Le Dieu créateur du monde et de l'humanité.

Une thèse très en faveur aujourd'hui auprès des critiques est celle qui consiste à reconnaître en Israël un dieu suprême n'excluant pas l'existence d'autres dieux moins puissants qui présidaient aux destinées des autres nations. Lors même qu'on nous démontrerait la justesse de cette assertion, cela ne prouverait point que la croyance de Juifs n'était pas en définitive le monothéisme. En effet, cette conception d'un Dieu supérieur, maintenant sous sa dépendance des divinités subalternes, éveille l'idée d'une organisation qui réaliserait l'unité des fonctions inférieures sous la direction d'une souveraine autorité.

Mais Indépendamment de cette considération, il est aisé de voir que si certaines forces secondaires sont en quelque sorte divinisées dans la Bible, les éléments constitutifs de la notion de divinité elle‑même, les diverses perfections à l'état absolu n'appartiennent qu'au seul Dieu suprême. La grandeur, la sagesse, la beauté, la bonté ne sont adorées que comme attributs divins on plutôt comme émanations de Dieu dans le monde, comme constituent la Schechina . De fait, lorsqu'il s'agit d'un acte vraiment divin, comme la création par exemple, il n'est jamais attribué qu'à Dieu seul et non à un autre être quel qu'il soit.

Dans le récit de la Genèse on remarque un soin tout particulier d'éviter tout ce qui pourrait faire naître le soupçon que la création entière n'est pas l'œuvre exclusive de Dieu. Bien que la Bible atteste l'existence des anges qui y remplissent de très hantes missions, bien qu'ils ne soient peut‑être pour les auteurs sacrés que des idées divines personnifiées, ainsi que le prétend Philon, jamais ils ne sont représentés comme faisant acte de créateurs et même leur origine et tout ce qui constitue leur existence propre sont complètement passés sous silence. Il en est ainsi chez les Prophètes et quand bien même il ne faudrait voir dans le livre de la Genèse, avec certains critiques modernes, que l'écho des enseignements prophétiques, la notion de Dieu en Israël resterait toujours celle de l'Etre unique, auteur de toutes choses, « C'est Toi, Eternel, Toi seul qui as fait les cieux, les cieux des cieux et toute leur armée, la terre et tout ce qu'elles sur elle, les mers et tout ce qu'elles[1] renferment. Tu donnes la vie à toutes ces choses et l'armée des cieux se prosterne devant toi »[2] . Et dans Isaïe : « C'est moi l'Eternel qui ai fait toutes choses; seul j'ai déployé les cieux, seul j'ai étendu la terre » [3]

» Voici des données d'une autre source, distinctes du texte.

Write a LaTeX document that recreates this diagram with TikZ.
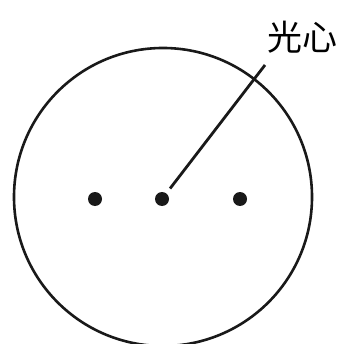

Cette dernière parole acquiert une importance toute spéciale de ce fait qu'elle est adressée à Cyrus le mazdéen pour lui faire connaître la Dieu unique. Le prophète se hâte de tirer lui‑ même la conséquence de cette doctrine de la création: l'unité de Dieu. « Je suis l'Eternel et il n'en y a point d'autre; hors de moi, il n'y a point de Dieu. [4]. Les mots en'od que nous rendons par: « il n'y en a point d'autres» pourraient même se traduire ainsi: « rien d'autre n'existe », de même qu'on peut traduire par: « il n'y a rien hors de moi» les mots efes bil'adaï qui se lisent au verset suivant: «Je t'ai ceint de force, alors que tu ne me connaissais pas; c'est afin qu'on sache du soleil levant au soleil couchant que hors de moi il n'y a point de Dieu. je suis l'Eternel et il n'y en a point d'autre. Je forme la lumière et je crée les ténèbres; je fais la prospérité et je crée l'adversité. C'est moi l'Eternel, qui fais toutes ces choses » [5] L'idée de l'unité de Dieu ne saurait être plus fortement exprimée que dans ce passage, puisque l'auteur va jusqu'à attribuer à Dieu les ténèbres et aussi les maux qui s'opposent au bonheur terrestre[6], audacieux défi jeté à la religion du dualisme. Et plus loin: « C'est en Toi seul qu'est la divinité, il n'y a pas d'autre Dieu que Toi » »[7]. Puis revenant sur la création « Ainsi parle l'Eternel, le Créateur des cieux, le Dieu unique qui a formé la terre, qui l'a faite et qui l'a affermie... N'est‑ce pas moi l'Eternel? Il n'y a point d'autre Dieu que moi; je suis le Dieu juste et sauveur; hors de moi, rien! Tournez‑vous vers moi et vous serez sauvés, vous tous qui êtes aux extrémités de la terre, car c'est moi qui suis Dieu et nul autre »[8]. Enfin:[9] « Souvenez‑vous des choses anciennes; car je suis Dieu et il n'y a pas d'autre divinité; nul n'est semblable à moi » [10]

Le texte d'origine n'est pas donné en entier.